In testimony this week before members of the Senate Judiciary Committee, Harvard law school professor Laurence Tribe, an influential liberal academic and former teacher of President Barack Obama, told lawmakers that the Assault Weapons Ban of 2013 introduced last month by Sen. Diane Feinstein (D-Calif.) “clearly passes constitutional muster.”
To buttress that sweeping statement, Tribe sought assistance from a surprising ally: Robert Levy, the libertarian lawyer who spearheaded the legal challenge to Washington, D.C.’s handgun ban that resulted in the Supreme Court’s 2008 ruling in District of Columbia v. Heller. In that landmark case, Justice Antonin Scalia’s majority opinion held that the Second Amendment secures an individual right “to use arms for the core lawful purpose of self-defense.”
So what was the attorney behind Heller doing as part of Tribe’s confident case for new gun control? In his testimony, Tribe pointed to a recent Washington Post interview where Levy discussed the scope of the Second Amendment in light of the Newtown school shooting. According to Tribe’s summary, “Even Roberty Levy...concedes that bans on high capacity magazines and assault weapons almost certainly do not infringe the Second Amendment rights he successfully fought to vindicate in court.”

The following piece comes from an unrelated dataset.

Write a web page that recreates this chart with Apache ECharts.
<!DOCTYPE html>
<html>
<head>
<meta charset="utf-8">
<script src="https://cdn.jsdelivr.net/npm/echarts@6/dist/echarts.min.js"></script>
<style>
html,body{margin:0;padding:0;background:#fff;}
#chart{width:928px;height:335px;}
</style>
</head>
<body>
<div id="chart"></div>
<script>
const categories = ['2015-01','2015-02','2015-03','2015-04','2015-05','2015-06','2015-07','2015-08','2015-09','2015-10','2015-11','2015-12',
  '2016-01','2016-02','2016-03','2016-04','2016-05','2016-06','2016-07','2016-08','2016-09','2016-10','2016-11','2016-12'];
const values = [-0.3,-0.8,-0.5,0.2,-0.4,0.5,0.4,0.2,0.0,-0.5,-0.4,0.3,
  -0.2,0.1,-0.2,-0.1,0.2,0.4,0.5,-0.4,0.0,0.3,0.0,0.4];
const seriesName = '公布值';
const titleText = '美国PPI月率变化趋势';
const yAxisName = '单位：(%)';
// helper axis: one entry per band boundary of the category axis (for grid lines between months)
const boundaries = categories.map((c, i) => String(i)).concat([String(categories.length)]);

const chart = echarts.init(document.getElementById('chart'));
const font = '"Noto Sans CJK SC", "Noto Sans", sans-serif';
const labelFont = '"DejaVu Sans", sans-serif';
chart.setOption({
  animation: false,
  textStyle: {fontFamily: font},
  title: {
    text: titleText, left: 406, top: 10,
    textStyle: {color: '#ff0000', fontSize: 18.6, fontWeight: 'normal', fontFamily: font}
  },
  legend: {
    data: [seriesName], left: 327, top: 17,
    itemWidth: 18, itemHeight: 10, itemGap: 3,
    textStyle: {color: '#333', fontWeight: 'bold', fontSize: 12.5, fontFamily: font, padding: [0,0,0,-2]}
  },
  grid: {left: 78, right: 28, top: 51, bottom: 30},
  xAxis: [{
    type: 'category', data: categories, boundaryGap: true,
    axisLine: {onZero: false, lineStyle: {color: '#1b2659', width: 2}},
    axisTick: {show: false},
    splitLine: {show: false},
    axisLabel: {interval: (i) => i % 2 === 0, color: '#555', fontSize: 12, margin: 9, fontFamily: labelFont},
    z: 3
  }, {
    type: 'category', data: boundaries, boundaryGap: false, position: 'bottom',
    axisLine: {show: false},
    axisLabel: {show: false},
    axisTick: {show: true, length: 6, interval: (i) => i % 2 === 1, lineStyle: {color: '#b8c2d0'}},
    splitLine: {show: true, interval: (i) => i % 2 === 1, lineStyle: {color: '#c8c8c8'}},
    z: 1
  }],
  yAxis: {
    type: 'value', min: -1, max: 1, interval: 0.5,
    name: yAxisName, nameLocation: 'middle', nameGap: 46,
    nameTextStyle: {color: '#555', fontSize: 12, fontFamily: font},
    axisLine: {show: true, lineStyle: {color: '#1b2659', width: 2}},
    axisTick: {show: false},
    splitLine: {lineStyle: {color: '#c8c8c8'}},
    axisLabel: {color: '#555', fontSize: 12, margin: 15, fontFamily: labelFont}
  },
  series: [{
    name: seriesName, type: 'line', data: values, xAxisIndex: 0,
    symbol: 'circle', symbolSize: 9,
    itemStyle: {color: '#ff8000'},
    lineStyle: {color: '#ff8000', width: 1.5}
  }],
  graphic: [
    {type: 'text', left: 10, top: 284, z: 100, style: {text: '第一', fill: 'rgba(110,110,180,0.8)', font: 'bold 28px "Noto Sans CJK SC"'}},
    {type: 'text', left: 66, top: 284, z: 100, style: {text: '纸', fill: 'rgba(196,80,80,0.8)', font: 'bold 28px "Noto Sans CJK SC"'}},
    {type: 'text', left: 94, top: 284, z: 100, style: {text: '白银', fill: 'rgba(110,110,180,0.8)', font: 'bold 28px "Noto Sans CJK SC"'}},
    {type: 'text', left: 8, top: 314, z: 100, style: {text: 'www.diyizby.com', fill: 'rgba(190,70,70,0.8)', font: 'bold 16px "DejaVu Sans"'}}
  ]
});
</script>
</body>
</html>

I also happened to read Levy’s Washington Post interview, so I was a little surprised to find Tribe citing it so favorably in his congressional testimony. That’s because while Levy did acknowledge that various firearm regulations could survive under Heller, he conceded nothing resembling Tribe’s broad assertion about gun control’s constitutionality.
Feinstein’s bill, for example, would limit the capacity of ammunition-feeding magazines to 10 rounds. Yet in his Post interview, Levy clearly stated that “a ban on any size of less than 20 rounds would meet with great, great resistance” in court. As Levy explained, “a significant number of existing firearms are configured for 12- to 19-round magazines,” thereby putting Feinstein’s 10-round limit in direct conflict with the Supreme Court’s holding in Heller, which said that the Second Amendment protects the right to possess weapons for self-defense that are “in common use.” Levy did say that “a ban on magazines of 20 rounds and above seems to me to be reasonable,” but that’s a 10-round difference from Feinstein’s proposal and in direct contradiction to Tribe’s testimony.
As for assault weapons, Levy noted that for any ban on so-called assault weapons to survive judicial review under Heller, it would have to be limited to "dangerous and unusual" weapons “not in common use.” And as he explained in the interview, “There are, of course, millions of these so-called assault weapons, and they’re used by millions of Americans for all sorts of things, including hunting, self-defense, target shooting, even the Olympics.” Feinstein’s bill would ban those weapons, though as Levy made clear, Heller recognizes the right to own such commonly-used firearms for self-defense purposes. So much for a bill that “clearly passes constitutional muster.”
A closer look at the rest of Tribe’s testimony reveals other substantial problems.
Consider his take on how the courts should handle most gun control cases. “Because few public responsibilities are as important to good government as legislating to secure public safety,” Tribe declared, “jurists should not casually give the amendment an expansive scope nor unduly scrutinize reasonable firearms regulations.”
But how are the courts supposed to determine if a regulation is reasonable or not without scrutinizing it first? Indeed, the whole point of judicial review is to ferret out whether the government has overstepped its limits or trampled on somebody’s rights. To say that jurists should not “unduly scrutinize” a “reasonable” regulation is to grant lawmakers a blank check and turn the courts into a rubber stamp. That was the position taken towards gun control in the decades before Heller vindicated the Second Amendment’s core membership in the Bill of Rights. Tribe’s approach would have the courts turn back the clock on that rights-expanding victory.
The Second Amendment is entitled to much more legal respect than that, especially from the president’s old law professor.